-- start of Rows --

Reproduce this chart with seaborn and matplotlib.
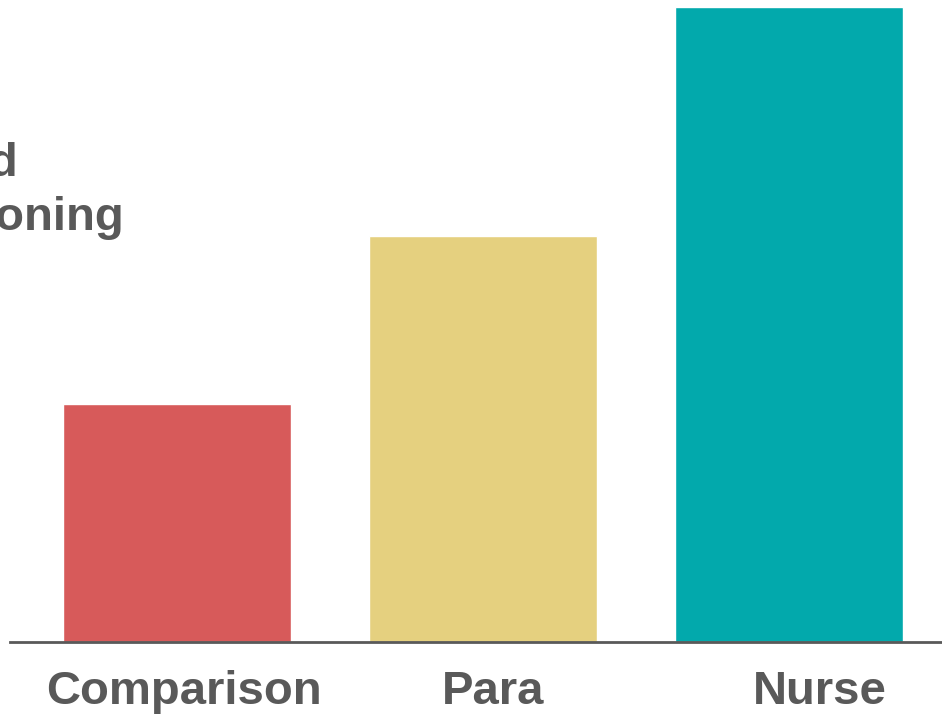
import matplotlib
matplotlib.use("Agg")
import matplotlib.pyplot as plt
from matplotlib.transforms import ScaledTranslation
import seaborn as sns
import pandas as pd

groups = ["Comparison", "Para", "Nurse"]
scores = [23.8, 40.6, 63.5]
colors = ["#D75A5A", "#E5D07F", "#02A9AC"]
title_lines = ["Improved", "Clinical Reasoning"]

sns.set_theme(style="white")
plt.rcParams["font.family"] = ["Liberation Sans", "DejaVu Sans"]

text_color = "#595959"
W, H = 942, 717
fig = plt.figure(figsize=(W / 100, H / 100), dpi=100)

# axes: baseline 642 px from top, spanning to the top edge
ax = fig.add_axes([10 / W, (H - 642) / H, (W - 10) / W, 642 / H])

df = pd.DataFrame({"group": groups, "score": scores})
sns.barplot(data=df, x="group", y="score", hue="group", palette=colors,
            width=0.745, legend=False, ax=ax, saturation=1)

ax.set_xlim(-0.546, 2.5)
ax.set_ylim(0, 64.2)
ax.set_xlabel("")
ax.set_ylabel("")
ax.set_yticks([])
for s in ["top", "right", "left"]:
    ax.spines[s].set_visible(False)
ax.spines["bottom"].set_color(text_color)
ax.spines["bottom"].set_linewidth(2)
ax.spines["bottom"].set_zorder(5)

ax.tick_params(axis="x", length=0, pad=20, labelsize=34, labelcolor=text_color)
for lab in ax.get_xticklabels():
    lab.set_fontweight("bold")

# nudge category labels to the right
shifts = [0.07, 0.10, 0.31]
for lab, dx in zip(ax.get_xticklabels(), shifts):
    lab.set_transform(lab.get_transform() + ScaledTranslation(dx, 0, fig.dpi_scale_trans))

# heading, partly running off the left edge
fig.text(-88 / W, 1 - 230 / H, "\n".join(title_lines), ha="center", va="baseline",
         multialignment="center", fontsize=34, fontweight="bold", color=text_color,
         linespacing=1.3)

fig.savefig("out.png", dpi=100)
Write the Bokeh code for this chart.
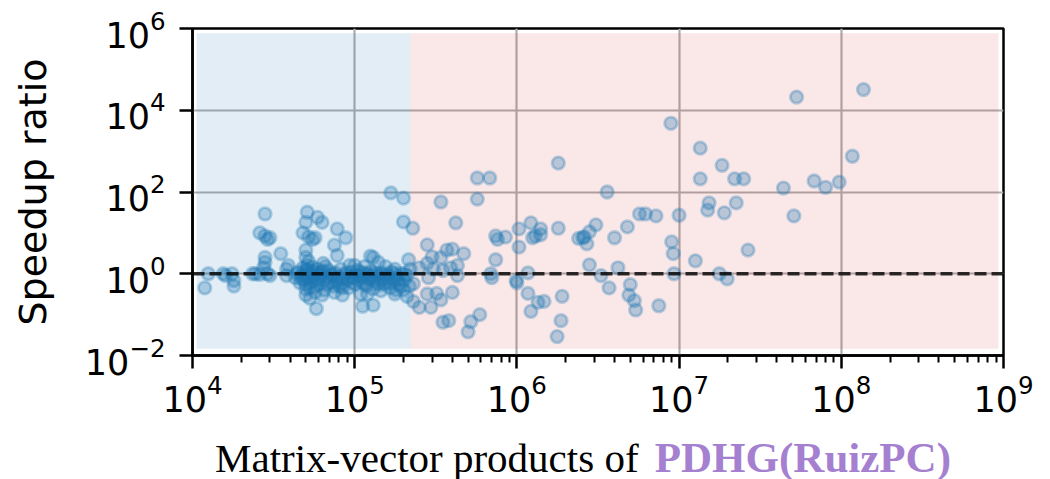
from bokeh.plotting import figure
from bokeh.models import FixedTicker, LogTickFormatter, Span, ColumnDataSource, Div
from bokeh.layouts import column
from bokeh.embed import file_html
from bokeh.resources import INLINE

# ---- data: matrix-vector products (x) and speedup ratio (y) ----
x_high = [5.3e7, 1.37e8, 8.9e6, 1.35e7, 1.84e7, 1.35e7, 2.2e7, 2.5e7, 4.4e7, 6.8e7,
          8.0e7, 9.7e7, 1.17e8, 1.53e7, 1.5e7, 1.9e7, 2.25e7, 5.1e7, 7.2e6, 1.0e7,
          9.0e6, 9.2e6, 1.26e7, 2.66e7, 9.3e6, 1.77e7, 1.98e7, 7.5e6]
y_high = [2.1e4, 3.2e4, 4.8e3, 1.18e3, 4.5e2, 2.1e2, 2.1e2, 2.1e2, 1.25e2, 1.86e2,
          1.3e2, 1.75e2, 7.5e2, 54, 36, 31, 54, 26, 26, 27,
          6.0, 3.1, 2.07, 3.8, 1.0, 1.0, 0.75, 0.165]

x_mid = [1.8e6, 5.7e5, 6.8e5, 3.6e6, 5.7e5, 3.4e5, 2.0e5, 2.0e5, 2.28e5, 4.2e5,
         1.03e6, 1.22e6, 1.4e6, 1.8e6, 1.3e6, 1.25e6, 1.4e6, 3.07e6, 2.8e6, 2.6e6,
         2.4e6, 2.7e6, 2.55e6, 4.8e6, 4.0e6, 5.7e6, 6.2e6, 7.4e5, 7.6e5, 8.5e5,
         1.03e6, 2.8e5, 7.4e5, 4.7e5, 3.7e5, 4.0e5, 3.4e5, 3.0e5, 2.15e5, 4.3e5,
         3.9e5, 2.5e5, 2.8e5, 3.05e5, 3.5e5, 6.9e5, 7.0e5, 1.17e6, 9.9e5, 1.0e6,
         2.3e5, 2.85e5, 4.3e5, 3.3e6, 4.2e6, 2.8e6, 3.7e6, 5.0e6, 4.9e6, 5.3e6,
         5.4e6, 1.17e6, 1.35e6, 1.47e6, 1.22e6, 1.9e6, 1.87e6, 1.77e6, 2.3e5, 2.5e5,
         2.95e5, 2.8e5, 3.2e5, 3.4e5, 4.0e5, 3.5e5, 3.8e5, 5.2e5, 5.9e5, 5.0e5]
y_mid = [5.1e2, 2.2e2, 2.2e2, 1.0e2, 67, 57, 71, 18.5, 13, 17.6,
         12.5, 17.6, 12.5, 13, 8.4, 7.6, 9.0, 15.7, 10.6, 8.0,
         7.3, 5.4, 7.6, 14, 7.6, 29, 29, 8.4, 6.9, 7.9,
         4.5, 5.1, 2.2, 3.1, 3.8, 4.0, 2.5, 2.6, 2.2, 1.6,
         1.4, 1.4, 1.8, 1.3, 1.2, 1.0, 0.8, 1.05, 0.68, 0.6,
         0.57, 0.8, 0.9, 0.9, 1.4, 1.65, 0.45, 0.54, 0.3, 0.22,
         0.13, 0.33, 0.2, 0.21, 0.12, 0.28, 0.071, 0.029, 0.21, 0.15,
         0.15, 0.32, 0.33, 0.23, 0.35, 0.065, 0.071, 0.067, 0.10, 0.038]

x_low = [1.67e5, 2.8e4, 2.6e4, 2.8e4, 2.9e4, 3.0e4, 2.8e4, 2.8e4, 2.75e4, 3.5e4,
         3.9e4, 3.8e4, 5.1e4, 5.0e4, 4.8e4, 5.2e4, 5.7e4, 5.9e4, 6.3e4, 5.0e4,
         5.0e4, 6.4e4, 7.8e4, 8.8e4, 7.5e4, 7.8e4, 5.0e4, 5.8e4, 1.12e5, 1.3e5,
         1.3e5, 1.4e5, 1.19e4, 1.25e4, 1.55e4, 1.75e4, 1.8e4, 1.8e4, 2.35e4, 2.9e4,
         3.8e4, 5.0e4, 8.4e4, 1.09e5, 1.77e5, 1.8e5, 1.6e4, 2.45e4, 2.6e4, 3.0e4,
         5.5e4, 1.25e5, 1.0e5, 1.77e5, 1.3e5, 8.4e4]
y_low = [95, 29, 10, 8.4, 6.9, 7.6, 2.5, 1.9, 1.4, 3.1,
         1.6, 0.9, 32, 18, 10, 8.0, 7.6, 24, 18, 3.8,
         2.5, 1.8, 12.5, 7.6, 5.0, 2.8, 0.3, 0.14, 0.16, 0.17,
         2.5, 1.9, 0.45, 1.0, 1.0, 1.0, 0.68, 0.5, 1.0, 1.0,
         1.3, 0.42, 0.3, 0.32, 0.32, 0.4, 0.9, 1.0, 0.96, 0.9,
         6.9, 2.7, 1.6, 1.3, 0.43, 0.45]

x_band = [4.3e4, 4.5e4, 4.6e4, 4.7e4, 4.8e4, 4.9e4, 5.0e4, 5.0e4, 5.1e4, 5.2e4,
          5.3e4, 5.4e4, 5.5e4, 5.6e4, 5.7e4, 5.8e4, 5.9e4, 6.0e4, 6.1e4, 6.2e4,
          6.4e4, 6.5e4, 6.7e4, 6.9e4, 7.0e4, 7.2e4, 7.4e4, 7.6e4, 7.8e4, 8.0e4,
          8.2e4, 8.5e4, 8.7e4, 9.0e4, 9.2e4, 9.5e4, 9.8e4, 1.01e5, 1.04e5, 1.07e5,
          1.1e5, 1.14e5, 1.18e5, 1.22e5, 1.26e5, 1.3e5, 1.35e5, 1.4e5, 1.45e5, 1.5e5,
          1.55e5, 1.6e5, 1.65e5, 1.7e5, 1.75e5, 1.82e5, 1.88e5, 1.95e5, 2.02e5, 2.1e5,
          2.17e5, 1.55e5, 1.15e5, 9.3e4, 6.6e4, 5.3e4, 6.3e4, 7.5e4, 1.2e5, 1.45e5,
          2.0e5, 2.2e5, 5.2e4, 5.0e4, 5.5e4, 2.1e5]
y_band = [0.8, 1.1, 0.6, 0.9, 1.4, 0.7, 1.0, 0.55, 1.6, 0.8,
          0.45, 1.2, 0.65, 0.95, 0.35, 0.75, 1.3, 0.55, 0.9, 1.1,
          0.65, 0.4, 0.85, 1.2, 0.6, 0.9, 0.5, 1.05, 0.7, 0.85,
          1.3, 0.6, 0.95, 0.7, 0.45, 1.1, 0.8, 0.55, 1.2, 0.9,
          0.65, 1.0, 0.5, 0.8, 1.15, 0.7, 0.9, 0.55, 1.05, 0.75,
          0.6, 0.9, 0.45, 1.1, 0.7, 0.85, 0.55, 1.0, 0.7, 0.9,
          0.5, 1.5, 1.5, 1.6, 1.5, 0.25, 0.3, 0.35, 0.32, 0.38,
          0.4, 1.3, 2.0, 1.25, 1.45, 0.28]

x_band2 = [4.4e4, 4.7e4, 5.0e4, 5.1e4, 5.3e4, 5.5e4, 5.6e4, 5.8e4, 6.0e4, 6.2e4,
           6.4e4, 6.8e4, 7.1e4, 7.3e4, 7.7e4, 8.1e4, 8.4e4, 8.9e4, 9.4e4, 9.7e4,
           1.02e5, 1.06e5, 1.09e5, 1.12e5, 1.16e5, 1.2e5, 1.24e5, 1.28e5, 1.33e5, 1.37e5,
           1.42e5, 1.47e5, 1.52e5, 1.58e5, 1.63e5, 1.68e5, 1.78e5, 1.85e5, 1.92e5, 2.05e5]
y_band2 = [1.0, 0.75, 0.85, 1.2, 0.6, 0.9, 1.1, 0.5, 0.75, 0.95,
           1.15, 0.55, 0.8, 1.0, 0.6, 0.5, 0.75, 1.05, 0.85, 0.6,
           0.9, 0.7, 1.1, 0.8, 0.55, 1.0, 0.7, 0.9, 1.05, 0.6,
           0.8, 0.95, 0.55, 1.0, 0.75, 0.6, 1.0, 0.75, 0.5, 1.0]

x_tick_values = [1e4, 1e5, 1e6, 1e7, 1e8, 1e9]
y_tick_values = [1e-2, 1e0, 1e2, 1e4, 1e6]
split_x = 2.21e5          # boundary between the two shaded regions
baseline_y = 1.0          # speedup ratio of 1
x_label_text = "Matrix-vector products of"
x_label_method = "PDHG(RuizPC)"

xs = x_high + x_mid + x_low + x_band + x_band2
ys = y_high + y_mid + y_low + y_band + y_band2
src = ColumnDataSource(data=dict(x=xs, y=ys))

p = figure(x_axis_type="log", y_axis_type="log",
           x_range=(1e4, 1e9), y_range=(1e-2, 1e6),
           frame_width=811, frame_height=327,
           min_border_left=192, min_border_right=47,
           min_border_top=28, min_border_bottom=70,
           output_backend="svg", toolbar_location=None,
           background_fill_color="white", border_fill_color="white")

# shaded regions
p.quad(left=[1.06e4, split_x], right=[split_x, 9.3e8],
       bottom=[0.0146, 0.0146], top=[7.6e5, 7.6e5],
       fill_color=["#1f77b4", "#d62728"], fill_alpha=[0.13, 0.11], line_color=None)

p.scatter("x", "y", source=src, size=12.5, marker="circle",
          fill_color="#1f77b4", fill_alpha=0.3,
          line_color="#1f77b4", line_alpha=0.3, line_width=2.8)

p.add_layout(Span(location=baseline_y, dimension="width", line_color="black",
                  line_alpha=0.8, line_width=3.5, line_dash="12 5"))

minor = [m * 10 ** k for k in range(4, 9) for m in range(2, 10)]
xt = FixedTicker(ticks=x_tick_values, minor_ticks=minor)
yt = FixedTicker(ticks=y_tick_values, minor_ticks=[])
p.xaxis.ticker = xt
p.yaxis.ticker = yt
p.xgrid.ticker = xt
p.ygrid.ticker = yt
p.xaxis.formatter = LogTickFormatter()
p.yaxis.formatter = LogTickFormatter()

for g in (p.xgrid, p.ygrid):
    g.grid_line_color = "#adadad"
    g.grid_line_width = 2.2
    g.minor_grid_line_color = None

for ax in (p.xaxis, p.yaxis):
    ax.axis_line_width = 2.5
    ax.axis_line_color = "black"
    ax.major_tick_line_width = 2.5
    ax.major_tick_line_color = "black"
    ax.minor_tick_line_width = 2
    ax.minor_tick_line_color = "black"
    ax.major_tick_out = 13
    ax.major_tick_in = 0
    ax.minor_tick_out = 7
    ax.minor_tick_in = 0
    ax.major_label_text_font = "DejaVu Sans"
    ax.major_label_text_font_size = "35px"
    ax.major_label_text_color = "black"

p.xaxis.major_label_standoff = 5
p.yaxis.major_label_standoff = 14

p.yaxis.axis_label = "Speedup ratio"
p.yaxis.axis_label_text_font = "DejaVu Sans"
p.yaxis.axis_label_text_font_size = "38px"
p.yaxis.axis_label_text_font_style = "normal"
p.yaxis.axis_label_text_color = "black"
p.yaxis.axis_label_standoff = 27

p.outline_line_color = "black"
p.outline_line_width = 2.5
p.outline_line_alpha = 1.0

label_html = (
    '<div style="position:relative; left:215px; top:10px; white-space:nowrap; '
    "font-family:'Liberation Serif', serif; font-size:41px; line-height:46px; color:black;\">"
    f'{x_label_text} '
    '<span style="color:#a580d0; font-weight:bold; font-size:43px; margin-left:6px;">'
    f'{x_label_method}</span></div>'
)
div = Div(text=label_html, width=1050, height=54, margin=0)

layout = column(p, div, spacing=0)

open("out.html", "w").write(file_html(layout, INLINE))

-- end of Rows --

■ **Short exercise**: Of the lines above, quote exactly those from the one with "Write the Bokeh code for this chart." through the one with "from bokeh.resources import INLINE", ends included; pictures stay out.

■ **The output**:
Write the Bokeh code for this chart.
from bokeh.plotting import figure
from bokeh.models import FixedTicker, LogTickFormatter, Span, ColumnDataSource, Div
from bokeh.layouts import column
from bokeh.embed import file_html
from bokeh.resources import INLINE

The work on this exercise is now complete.